** Begin Raw data **
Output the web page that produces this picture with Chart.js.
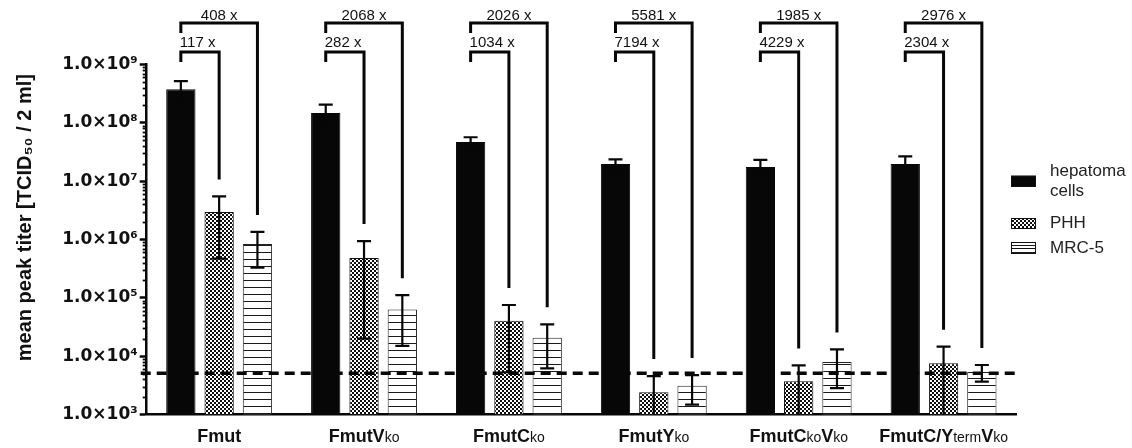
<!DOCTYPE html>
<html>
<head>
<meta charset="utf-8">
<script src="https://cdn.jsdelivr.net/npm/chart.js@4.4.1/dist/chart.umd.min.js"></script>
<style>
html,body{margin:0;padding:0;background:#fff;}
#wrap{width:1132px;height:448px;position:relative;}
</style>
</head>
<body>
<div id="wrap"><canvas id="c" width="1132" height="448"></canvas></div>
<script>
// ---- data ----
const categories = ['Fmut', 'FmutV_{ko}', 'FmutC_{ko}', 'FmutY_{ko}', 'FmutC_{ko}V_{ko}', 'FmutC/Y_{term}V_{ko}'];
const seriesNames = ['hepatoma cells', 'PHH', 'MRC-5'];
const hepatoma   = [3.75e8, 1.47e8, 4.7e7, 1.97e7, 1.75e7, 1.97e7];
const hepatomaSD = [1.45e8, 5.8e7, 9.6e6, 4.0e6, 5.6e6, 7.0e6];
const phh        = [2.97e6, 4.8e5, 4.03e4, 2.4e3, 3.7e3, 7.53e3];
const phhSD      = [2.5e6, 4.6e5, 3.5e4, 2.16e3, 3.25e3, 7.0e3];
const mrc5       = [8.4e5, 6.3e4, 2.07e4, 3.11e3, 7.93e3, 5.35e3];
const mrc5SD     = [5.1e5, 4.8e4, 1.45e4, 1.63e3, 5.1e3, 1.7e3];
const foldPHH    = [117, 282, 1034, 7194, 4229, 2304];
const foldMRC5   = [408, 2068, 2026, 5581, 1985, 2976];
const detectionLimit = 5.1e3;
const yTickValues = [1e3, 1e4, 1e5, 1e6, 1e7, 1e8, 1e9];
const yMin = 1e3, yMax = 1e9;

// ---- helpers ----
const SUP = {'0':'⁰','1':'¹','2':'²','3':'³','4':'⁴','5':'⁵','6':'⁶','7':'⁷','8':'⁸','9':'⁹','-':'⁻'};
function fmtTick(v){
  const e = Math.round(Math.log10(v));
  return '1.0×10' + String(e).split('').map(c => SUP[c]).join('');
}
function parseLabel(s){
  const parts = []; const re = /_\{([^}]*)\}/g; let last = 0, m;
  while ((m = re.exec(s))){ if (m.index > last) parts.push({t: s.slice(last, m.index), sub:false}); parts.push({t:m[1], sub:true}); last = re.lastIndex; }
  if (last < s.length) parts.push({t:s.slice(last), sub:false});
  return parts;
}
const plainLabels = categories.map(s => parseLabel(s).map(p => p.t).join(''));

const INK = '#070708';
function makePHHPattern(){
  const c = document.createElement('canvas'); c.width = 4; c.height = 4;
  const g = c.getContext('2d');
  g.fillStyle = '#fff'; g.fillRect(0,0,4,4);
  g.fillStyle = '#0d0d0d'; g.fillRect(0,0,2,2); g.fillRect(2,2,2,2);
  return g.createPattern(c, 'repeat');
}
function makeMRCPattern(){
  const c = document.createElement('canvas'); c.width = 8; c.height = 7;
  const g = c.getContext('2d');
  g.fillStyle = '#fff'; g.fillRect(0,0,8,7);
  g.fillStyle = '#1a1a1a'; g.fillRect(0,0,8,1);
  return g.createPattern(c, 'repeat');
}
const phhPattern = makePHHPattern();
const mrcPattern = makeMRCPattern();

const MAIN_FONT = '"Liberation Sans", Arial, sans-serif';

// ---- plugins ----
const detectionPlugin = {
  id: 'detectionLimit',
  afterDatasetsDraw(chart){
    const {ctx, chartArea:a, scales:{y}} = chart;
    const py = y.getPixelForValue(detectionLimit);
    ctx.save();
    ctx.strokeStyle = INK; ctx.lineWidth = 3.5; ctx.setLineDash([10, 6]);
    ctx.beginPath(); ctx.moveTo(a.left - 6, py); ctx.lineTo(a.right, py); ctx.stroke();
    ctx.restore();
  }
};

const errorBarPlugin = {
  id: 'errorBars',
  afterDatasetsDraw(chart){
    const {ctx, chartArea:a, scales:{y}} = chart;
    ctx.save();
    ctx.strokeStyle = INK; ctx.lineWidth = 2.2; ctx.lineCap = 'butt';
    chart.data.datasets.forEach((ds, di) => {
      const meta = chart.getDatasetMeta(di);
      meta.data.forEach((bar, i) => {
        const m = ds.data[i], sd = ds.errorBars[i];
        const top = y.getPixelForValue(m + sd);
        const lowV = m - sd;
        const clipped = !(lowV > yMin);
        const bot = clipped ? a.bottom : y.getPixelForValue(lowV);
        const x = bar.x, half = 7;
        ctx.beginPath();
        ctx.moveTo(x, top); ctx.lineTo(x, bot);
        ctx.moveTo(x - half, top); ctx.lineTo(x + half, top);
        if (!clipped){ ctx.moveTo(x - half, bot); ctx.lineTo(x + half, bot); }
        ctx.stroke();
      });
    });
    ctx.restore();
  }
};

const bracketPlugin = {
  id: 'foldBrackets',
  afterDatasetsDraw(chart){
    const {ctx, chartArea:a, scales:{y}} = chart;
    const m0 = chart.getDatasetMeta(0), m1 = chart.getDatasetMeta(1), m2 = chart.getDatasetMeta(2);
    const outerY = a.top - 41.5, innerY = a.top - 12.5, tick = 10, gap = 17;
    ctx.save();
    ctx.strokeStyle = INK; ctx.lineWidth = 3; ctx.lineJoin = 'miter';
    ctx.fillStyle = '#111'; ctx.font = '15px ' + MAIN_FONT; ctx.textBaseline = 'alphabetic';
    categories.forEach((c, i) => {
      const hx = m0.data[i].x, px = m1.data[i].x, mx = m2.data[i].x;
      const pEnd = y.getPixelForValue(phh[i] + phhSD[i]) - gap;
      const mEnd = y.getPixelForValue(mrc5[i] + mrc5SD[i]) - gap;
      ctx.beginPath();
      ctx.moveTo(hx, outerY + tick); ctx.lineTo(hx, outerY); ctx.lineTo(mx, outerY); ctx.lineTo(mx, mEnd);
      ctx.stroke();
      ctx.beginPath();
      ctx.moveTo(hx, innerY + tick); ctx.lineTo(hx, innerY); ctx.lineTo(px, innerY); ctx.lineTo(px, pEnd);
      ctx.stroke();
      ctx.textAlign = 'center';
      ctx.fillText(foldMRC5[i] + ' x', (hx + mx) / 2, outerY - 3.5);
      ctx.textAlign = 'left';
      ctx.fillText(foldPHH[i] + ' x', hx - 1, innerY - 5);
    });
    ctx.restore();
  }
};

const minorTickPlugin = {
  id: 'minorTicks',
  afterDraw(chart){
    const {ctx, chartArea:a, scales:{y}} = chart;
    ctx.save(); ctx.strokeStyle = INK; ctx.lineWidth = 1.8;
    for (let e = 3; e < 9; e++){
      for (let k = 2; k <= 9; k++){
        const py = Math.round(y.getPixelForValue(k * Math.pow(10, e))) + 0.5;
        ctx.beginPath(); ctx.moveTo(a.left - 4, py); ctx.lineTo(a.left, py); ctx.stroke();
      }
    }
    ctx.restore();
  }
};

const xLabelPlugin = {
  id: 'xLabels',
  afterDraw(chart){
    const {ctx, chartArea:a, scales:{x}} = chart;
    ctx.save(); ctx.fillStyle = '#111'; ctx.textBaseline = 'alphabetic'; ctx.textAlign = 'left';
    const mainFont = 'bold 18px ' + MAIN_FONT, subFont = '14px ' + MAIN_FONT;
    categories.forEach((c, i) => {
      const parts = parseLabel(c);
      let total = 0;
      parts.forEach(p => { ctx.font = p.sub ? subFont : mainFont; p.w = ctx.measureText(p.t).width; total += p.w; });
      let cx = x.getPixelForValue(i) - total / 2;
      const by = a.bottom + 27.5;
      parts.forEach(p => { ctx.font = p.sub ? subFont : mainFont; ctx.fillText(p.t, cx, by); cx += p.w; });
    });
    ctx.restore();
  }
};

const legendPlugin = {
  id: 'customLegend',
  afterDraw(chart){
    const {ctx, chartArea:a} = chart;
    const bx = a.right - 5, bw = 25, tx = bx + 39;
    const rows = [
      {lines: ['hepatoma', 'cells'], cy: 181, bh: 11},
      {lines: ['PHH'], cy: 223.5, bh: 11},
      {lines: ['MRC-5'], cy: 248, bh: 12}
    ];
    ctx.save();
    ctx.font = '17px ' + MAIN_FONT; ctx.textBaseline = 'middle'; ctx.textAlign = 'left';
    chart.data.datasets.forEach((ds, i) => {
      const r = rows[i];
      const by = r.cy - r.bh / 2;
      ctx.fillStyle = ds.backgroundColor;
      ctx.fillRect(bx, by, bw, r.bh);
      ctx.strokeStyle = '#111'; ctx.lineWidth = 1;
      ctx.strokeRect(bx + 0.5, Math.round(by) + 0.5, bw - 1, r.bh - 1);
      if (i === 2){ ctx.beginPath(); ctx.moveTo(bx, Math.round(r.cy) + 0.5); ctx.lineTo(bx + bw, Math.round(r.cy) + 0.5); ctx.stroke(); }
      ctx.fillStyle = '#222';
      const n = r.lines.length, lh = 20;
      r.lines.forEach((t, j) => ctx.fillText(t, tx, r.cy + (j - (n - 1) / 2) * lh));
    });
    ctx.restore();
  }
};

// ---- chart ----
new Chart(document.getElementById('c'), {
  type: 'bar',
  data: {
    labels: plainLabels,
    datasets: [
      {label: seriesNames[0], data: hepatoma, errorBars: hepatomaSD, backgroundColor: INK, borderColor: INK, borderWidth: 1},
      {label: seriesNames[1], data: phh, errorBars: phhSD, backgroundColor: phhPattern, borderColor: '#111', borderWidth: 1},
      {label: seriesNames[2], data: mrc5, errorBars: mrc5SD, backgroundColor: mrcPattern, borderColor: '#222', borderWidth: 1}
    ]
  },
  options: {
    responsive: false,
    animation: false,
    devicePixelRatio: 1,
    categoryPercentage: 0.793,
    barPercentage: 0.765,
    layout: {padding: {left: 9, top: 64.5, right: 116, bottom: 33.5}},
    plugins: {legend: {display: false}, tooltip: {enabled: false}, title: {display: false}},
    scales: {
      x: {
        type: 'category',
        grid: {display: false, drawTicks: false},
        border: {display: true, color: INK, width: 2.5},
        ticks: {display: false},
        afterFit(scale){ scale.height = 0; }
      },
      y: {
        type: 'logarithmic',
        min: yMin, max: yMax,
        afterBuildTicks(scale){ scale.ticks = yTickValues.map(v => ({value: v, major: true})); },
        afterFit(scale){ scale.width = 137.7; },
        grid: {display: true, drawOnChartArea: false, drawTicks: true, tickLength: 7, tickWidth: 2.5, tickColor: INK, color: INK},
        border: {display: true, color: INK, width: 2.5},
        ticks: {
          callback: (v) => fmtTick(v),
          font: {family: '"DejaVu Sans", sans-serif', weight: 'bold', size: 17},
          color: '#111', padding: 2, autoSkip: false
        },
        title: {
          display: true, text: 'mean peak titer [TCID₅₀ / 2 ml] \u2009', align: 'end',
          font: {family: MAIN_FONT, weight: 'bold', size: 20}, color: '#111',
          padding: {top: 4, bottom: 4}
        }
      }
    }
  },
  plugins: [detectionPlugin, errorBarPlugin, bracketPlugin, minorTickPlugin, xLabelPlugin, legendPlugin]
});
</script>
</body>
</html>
** End Raw data **
** Begin Raw data **
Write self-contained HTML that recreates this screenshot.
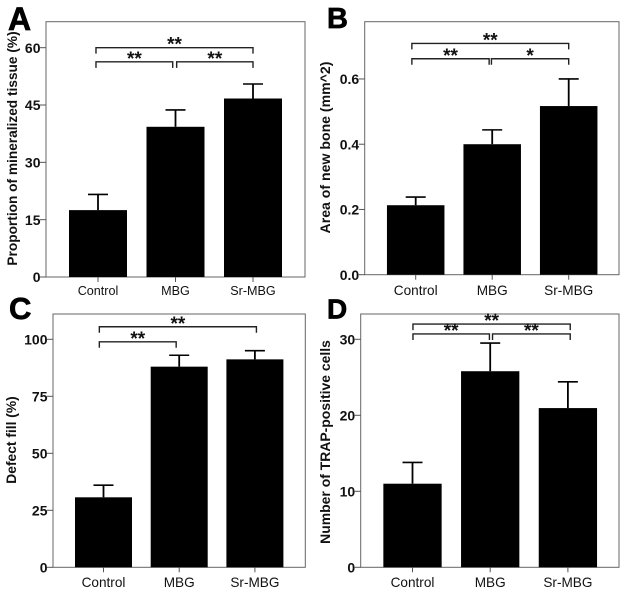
** End Raw data **
Directions for this task ▸ How many lines in the listing contain "that"? Answer with the number alone.

Correct response ▸ 2